Kokosing engineers were fully aware of the sequence of concrete removal by Kokosing field personnel and did not raise any concern. The proper way would have been to remove the concrete deck from the center span either by saw-cutting or crunching, thus relieving load on the cantilevered segments. This would have precluded any uplift of the girders at the abutment.
Each of the five girders of the center span was bolted with two bolts to each of the five cantilevered east and west girders. As the east span tilted up, exerting undue force on five girders of the center span, the bolts failed. As all five girders, interconnected with the diaphragms and the concrete deck, began to fall down they exerted tension on the bolts on the west side which also failed, prompting the entire center span to fall in one piece to the ground.

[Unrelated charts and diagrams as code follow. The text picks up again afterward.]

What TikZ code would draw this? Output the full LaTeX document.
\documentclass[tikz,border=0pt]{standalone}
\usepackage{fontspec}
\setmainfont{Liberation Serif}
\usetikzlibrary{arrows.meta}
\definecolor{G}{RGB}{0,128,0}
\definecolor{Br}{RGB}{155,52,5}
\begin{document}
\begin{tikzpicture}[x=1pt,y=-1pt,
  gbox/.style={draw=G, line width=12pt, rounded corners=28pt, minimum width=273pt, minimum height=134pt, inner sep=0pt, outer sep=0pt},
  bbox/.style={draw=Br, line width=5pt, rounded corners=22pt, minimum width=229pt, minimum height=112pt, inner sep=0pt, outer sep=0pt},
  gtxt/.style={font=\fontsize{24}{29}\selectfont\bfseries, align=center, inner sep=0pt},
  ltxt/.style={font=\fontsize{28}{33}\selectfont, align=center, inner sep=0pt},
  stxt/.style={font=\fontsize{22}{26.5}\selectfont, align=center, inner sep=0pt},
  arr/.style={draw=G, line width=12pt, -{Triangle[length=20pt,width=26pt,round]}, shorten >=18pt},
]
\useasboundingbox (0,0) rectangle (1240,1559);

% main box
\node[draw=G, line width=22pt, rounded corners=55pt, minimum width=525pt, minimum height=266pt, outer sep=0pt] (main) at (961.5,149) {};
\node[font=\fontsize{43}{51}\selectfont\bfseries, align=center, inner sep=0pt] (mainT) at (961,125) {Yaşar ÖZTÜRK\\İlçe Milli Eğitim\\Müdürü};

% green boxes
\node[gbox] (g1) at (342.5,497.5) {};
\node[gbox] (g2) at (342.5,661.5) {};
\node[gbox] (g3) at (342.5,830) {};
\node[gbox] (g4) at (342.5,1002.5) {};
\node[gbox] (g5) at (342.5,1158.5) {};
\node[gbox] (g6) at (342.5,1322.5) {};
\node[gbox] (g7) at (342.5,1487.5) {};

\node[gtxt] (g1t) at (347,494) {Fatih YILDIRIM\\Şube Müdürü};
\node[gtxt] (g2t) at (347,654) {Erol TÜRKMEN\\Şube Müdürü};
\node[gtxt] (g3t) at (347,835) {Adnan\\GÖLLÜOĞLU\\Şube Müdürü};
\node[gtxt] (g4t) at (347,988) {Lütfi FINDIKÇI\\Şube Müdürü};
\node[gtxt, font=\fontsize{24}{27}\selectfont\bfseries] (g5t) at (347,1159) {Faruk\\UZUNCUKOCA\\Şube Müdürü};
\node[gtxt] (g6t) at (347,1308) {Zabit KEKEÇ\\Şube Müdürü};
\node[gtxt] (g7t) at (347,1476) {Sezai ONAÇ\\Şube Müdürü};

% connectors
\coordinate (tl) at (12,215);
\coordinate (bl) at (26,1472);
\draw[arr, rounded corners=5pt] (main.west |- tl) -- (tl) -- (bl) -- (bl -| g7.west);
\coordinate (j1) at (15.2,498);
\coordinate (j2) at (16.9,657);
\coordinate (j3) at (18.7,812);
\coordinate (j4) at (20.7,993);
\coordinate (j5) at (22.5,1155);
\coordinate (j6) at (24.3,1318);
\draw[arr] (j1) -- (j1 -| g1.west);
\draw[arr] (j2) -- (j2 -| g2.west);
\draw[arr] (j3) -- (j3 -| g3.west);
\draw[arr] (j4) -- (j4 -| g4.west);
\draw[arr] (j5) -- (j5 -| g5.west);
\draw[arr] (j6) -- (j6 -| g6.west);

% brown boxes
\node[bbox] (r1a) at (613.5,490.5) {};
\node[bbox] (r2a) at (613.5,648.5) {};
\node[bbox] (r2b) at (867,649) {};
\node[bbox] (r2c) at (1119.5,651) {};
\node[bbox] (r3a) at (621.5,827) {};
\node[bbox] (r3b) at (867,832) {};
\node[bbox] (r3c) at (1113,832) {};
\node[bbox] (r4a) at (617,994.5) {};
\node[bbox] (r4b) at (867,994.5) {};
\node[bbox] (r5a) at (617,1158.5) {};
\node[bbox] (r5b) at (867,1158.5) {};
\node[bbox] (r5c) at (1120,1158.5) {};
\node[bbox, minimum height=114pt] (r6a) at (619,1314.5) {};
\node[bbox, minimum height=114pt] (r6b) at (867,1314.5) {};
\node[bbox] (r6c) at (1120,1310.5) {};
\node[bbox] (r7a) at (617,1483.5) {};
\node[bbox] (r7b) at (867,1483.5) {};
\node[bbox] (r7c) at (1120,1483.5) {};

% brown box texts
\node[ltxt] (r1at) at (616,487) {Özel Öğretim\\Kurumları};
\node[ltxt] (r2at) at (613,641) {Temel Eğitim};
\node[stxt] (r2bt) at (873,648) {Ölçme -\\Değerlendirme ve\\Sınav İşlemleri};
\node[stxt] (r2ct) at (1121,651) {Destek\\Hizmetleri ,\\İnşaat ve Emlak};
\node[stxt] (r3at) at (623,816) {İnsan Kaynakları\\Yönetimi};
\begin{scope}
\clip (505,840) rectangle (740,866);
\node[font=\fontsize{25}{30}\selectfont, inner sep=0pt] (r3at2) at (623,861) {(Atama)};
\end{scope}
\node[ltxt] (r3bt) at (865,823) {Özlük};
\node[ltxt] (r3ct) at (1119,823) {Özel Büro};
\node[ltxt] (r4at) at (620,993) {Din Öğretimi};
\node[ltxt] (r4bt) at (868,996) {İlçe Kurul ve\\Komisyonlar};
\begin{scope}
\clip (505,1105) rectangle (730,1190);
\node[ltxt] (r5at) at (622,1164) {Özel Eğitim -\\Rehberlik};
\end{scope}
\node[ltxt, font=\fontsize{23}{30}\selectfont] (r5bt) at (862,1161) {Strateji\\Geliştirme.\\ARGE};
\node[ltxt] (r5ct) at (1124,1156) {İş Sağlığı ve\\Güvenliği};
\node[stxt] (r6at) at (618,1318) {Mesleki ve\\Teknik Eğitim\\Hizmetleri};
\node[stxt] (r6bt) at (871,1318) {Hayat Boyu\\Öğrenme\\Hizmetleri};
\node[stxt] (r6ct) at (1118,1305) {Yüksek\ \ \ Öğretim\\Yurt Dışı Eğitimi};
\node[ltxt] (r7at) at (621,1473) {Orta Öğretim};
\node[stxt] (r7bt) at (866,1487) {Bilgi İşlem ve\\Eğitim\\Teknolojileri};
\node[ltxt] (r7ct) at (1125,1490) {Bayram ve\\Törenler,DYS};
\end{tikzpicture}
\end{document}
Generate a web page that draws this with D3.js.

- The demolition plan prepared by the contractor’s engineers was flawed, and led to the incident. The engineers were provided an opportunity by the field crew to revise their plan, but the engineers’ proposed remedies proved to be grossly inadequate and did not meet the standard care of engineering expected from professional engineers.
- The Ohio Department of Transportation (ODOT), during its review, did not question the contractor about the method and sequence of demolition at the site. ODOT has wide experience in managing and supervising such demolition projects, and its staff includes experienced engineers. It is, however, recognized that the contractor and not ODOT is responsible for the accuracy and completeness of the plan prepared by the contractor.